Blackmon, 30, ran a credible campaign two years ago and finished a close third in District 6, which includes downtown, parts of Midtown and the Old Southeast. He now lives in the Tyrone area, but he also has lived in Midtown and is familiar with neighborhoods throughout the city. He also is well-versed in the city’s zoning, building and permitting operations from his experience buying and renovating residential properties.
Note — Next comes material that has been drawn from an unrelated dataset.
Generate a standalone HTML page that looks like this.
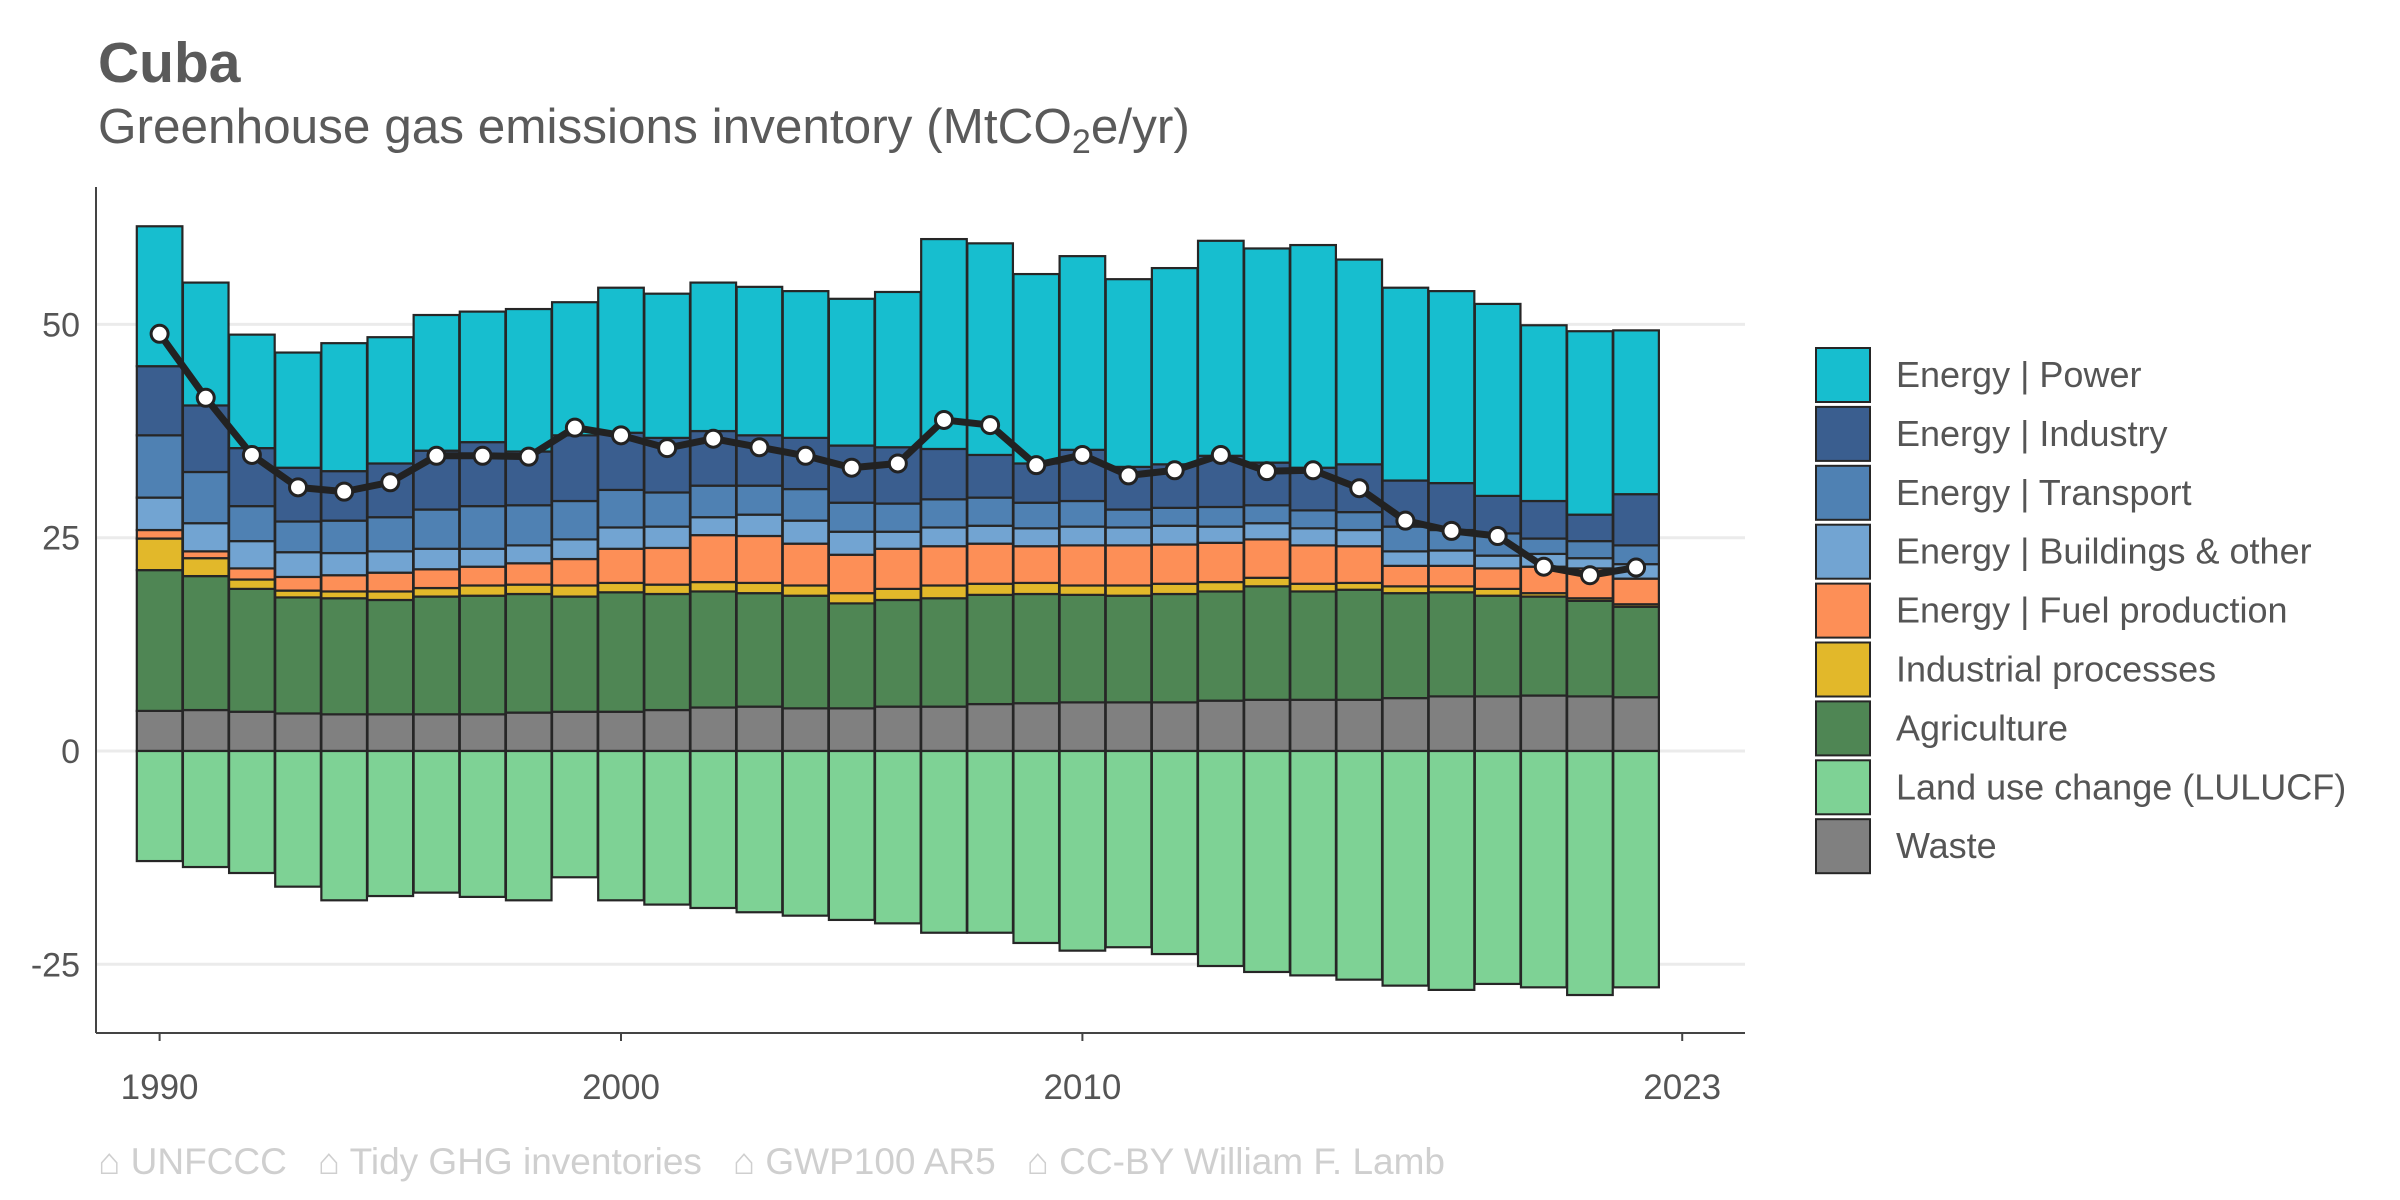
<!DOCTYPE html>
<html><head><meta charset="utf-8"><style>
html,body{margin:0;padding:0;background:#fff;}
svg{display:block;font-family:"Liberation Sans",Arial,sans-serif;}
</style></head><body>
<svg id="chart" width="2400" height="1200" viewBox="0 0 2400 1200" xmlns="http://www.w3.org/2000/svg">
<text x="98" y="82" font-size="57" font-weight="bold" fill="#5a5a5a">Cuba</text>
<text x="98" y="143" font-size="49.5" fill="#5a5a5a">Greenhouse gas emissions inventory (MtCO<tspan font-size="34" dy="10">2</tspan><tspan dy="-10">e/yr)</tspan></text>
<g id="grid"></g>
<g id="bars"></g>
<g id="line"></g>
<g id="axes"></g>
<g id="legend"></g>
<text x="98" y="1174" font-size="37" fill="#cfcfcf" xml:space="preserve">⌂ UNFCCC   ⌂ Tidy GHG inventories   ⌂ GWP100 AR5   ⌂ CC-BY William F. Lamb</text>
</svg>
<script>
const years = [1990,1991,1992,1993,1994,1995,1996,1997,1998,1999,2000,2001,2002,2003,2004,2005,2006,2007,2008,2009,2010,2011,2012,2013,2014,2015,2016,2017,2018,2019,2020,2021,2022];
const waste = [4.7,4.8,4.6,4.4,4.3,4.3,4.3,4.3,4.5,4.6,4.6,4.8,5.1,5.2,5.0,5.0,5.2,5.2,5.5,5.6,5.7,5.7,5.7,5.9,6.0,6.0,6.0,6.2,6.4,6.4,6.5,6.4,6.3];
const agriculture = [16.5,15.7,14.4,13.6,13.6,13.4,13.8,13.9,13.9,13.5,14.0,13.6,13.6,13.3,13.2,12.3,12.5,12.7,12.8,12.8,12.6,12.5,12.7,12.8,13.3,12.7,12.9,12.3,12.2,11.8,11.6,11.2,10.6];
const industrialProcesses = [3.7,2.1,1.1,0.8,0.8,1.0,1.0,1.2,1.1,1.3,1.1,1.1,1.1,1.2,1.2,1.2,1.3,1.5,1.3,1.3,1.1,1.2,1.2,1.1,1.0,0.9,0.8,0.8,0.7,0.8,0.4,0.3,0.3];
const fuelProduction = [1.0,0.8,1.3,1.6,1.9,2.2,2.2,2.2,2.5,3.1,4.0,4.3,5.5,5.5,4.9,4.5,4.7,4.6,4.7,4.3,4.7,4.7,4.6,4.6,4.5,4.5,4.3,2.4,2.4,2.4,3.1,3.5,3.0];
const buildings = [3.8,3.3,3.2,2.9,2.6,2.5,2.4,2.1,2.1,2.3,2.5,2.5,2.1,2.5,2.7,2.7,2.0,2.2,2.1,2.1,2.2,2.1,2.2,1.9,1.9,2.0,1.9,1.7,1.8,1.5,1.5,1.2,1.7];
const transport = [7.3,6.0,4.1,3.6,3.8,4.0,4.6,5.0,4.7,4.5,4.4,4.0,3.7,3.4,3.7,3.4,3.3,3.3,3.3,3.0,3.0,2.1,2.1,2.3,2.1,2.1,2.1,2.9,2.4,2.6,1.8,2.0,2.2];
const industry = [8.1,7.8,6.8,6.3,5.8,6.3,6.9,7.5,6.3,7.7,6.7,6.4,6.4,5.9,6.0,6.7,6.6,5.9,5.0,4.6,6.0,5.0,5.1,6.0,5.0,5.0,5.6,5.4,5.5,4.4,4.4,3.1,6.0];
const power = [16.4,14.4,13.3,13.5,15.0,14.8,15.9,15.3,16.7,15.6,17.0,16.9,17.4,17.4,17.2,17.2,18.2,24.6,24.8,22.2,22.7,22.0,23.0,25.2,25.1,26.1,24.0,22.6,22.5,22.5,20.6,21.5,19.2];
const lulucf = [-12.9,-13.6,-14.3,-15.9,-17.5,-17.0,-16.6,-17.1,-17.5,-14.8,-17.5,-18.0,-18.4,-18.9,-19.3,-19.8,-20.2,-21.3,-21.3,-22.5,-23.4,-23.0,-23.8,-25.2,-25.9,-26.3,-26.8,-27.5,-28.0,-27.3,-27.7,-28.6,-27.7];
const netTotal = [48.9,41.4,34.7,30.9,30.4,31.5,34.6,34.6,34.5,37.9,37.0,35.5,36.6,35.6,34.6,33.2,33.7,38.8,38.2,33.5,34.7,32.3,32.9,34.7,32.8,32.9,30.8,27.0,25.8,25.2,21.6,20.6,21.5];
const yTicks = [-25,0,25,50];
const xTicks = [1990,2000,2010,2023];
const legendLabels = ["Energy | Power","Energy | Industry","Energy | Transport","Energy | Buildings & other","Energy | Fuel production","Industrial processes","Agriculture","Land use change (LULUCF)","Waste"];

const NS="http://www.w3.org/2000/svg";
const x=yr=>159.6+(yr-1990)*46.14;
const y=v=>751-v*8.532;
const BW=45.6;
function mk(tag,attrs,parent){const e=document.createElementNS(NS,tag);for(const k in attrs)e.setAttribute(k,attrs[k]);parent.appendChild(e);return e;}

const grid=document.getElementById('grid');
yTicks.forEach(t=>{const l=mk('line',{x1:96,x2:1745,y1:y(t),y2:y(t),stroke:'#ebebeb','stroke-width':3},grid);

});

const stack=[
 {name:'waste',vals:waste,color:'#808080'},
 {name:'agriculture',vals:agriculture,color:'#4f8654'},
 {name:'industrial-processes',vals:industrialProcesses,color:'#e2b82a'},
 {name:'fuel-production',vals:fuelProduction,color:'#fd8f57'},
 {name:'buildings',vals:buildings,color:'#72a4d2'},
 {name:'transport',vals:transport,color:'#4f81b3'},
 {name:'industry',vals:industry,color:'#3a5e8f'},
 {name:'power',vals:power,color:'#17becf'}];
const bars=document.getElementById('bars');
years.forEach((yr,i)=>{
  let base=0;
  stack.forEach(s=>{const v=s.vals[i];
    const r=mk('rect',{x:x(yr)-BW/2,y:y(base+v),width:BW,height:y(base)-y(base+v),fill:s.color,stroke:'#262626','stroke-width':2.2},bars);
    
    
    base+=v;});
  const r=mk('rect',{x:x(yr)-BW/2,y:y(0),width:BW,height:y(lulucf[i])-y(0),fill:'#7ed295',stroke:'#262626','stroke-width':2.2},bars);
  
  
});

const lg=document.getElementById('line');
const pl=mk('polyline',{points:years.map((yr,i)=>x(yr)+','+y(netTotal[i])).join(' '),fill:'none',stroke:'#222','stroke-width':7,'stroke-linejoin':'round'},lg);


years.forEach((yr,i)=>{const c=mk('circle',{cx:x(yr),cy:y(netTotal[i]),r:8.5,fill:'#fff',stroke:'#222','stroke-width':3},lg);

});

const ax=document.getElementById('axes');
const la=mk('line',{x1:96,x2:96,y1:187,y2:1033,stroke:'#444','stroke-width':2},ax);


const ba=mk('line',{x1:96,x2:1745,y1:1033,y2:1033,stroke:'#444','stroke-width':2},ax);


yTicks.forEach(t=>{const tx=mk('text',{x:80,y:y(t)+12,'font-size':34,fill:'#555','text-anchor':'end'},ax);tx.textContent=t;

});
xTicks.forEach(t=>{const tk=mk('line',{x1:x(t),x2:x(t),y1:1033,y2:1041,stroke:'#444','stroke-width':2},ax);


const tx=mk('text',{x:x(t),y:1099,'font-size':35,fill:'#555','text-anchor':'middle'},ax);tx.textContent=t;

});

const legColors=['#17becf','#3a5e8f','#4f81b3','#72a4d2','#fd8f57','#e2b82a','#4f8654','#7ed295','#808080'];
const leg=document.getElementById('legend');
legendLabels.forEach((lab,i)=>{const cy=375+i*58.9;
const g=mk('g',{},leg);


mk('rect',{x:1816,y:cy-27,width:54,height:54,fill:legColors[i],stroke:'#262626','stroke-width':2},g);
const t=mk('text',{x:1896,y:cy+12,'font-size':36,fill:'#555'},g);t.textContent=lab;});
</script>
</body></html>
As a candidate, Blackmon focuses on the same priorities he embraced two years ago: improving the city’s infrastructure, economic development and environmental issues. He supports continuing to invest in repairing and replacing sewage lines, and he proposes incentives for homeowners to inspect and repair their lateral lines. He envisions a mix of redevelopment on the Tropicana Field site, including workforce housing, retail and opportunities for minority owned businesses. He wants to promote the city as a destination for eco-tourism and develop recreational opportunities around Salt Creek and Booker Creek.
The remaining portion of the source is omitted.